After the World Bank, global rating agency Fitch today projected India’s economic growth for the next year to 7.3 per cent and further to 7.5 per cent in 2019-20. But for the current fiscal that ends on 31 March, it’s growth outlook is 6.5 per cent which is lower than the Central Statistics Office’s 6.6 per cent.

The encouraging reports of the World Bank and Fitch, however, failed to enthuse the market which continued to drag further down amid
lacklustre trade with downside bias.

The 30-scrip Sensitive Index of Bombay Stock Exchange and 50-scrip Nifty of National Stock Exchange again eluded any recovery as traders kept booking profit in bigwigs such as Reliance Industry and ICICI Bank.

The volatility continued to edge down indices across Asia-Pacific in tandem with overnight fall in Wall Street market which was down for the third straight session after President Donald Trump insisted on imposing harsh trade/tariff restrictions on China that may break out into a global trade war.

The Morgan Stanley Composite Index (outside Japan) for Asia-Pacific was down 0.45 per cent.
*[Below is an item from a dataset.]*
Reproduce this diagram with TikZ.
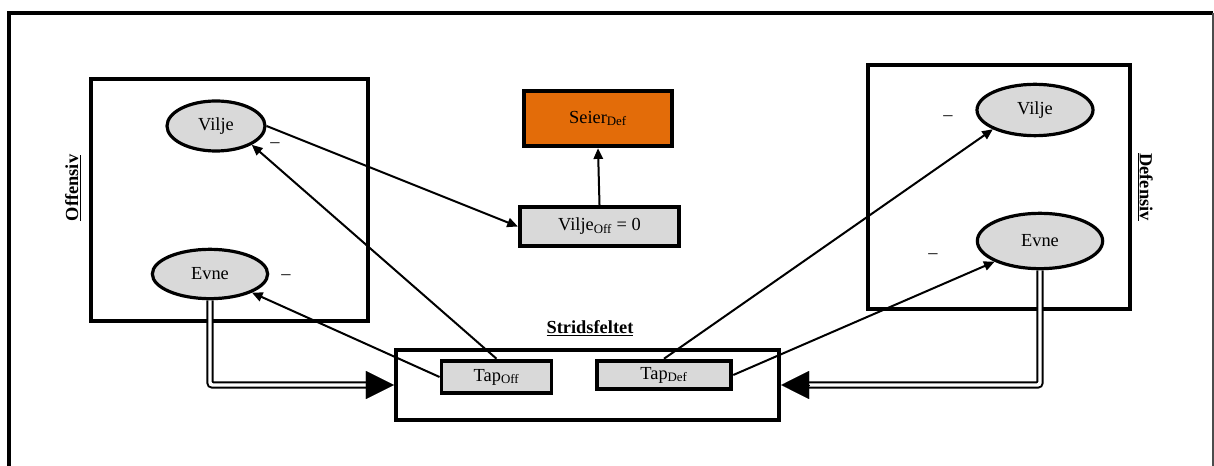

The Sensex closed at 33,685.54 (-150.20) points losing 0.44 per cent. Nifty was down 0.49 per cent at 10,360.15 (-50.75) points.

Bank shares were under stress like their assets, say analysts, following the Reserve Bank of India’s action to scrap letters of undertaking or LoUs with immediate effect.

Banks lost ground irrespective of RBI’s clarification that banks would continue to extend capital to businesses but in a transparent way. Nifty Bank failed to recover like yesterday as it closed at 24,791.85 (-59.80) points down 0.24 per cent for the day.

Nifty PSU Bank lost 0.73 per cent at 2,940 (-21.75) points. Analysts say the year 2018 is unlikely to match returns to investors of 2017 which ended on a dream lucrative run giving bountiful returns to retail investors.

The markets are likely to be volatile in the near-term as foreign and domestic funds appear busy reshuffling allocations to various sectors. Recently there has again been a spurt in buying mid-cap shares of the companies that are displaying much transparency in their earnings data.

This has led to increase in mid-cap indices while equity benchmarks such as Sensex and Nifty reel under selling pressure.

Analysts say, re-allocation of investment funds was necessary for fund managers who are struggling to retain retail or household investors’ interest in equity market.

In Sensex seven shares advanced and 24 declined. For Nifty the ratio was 13:27. The gainers in BSE benchmark included Asian Paints at Rs 1,161.85, up 2.22 per cent and M&M Rs 733.60, up 0.67 per cent.

Among the losers were Yes Bank at Rs 312.20, down 2.10 per cent; RIL Rs 912, down 1.79 per cent and ICICI Bank Rs 301, down 1.75 per cent.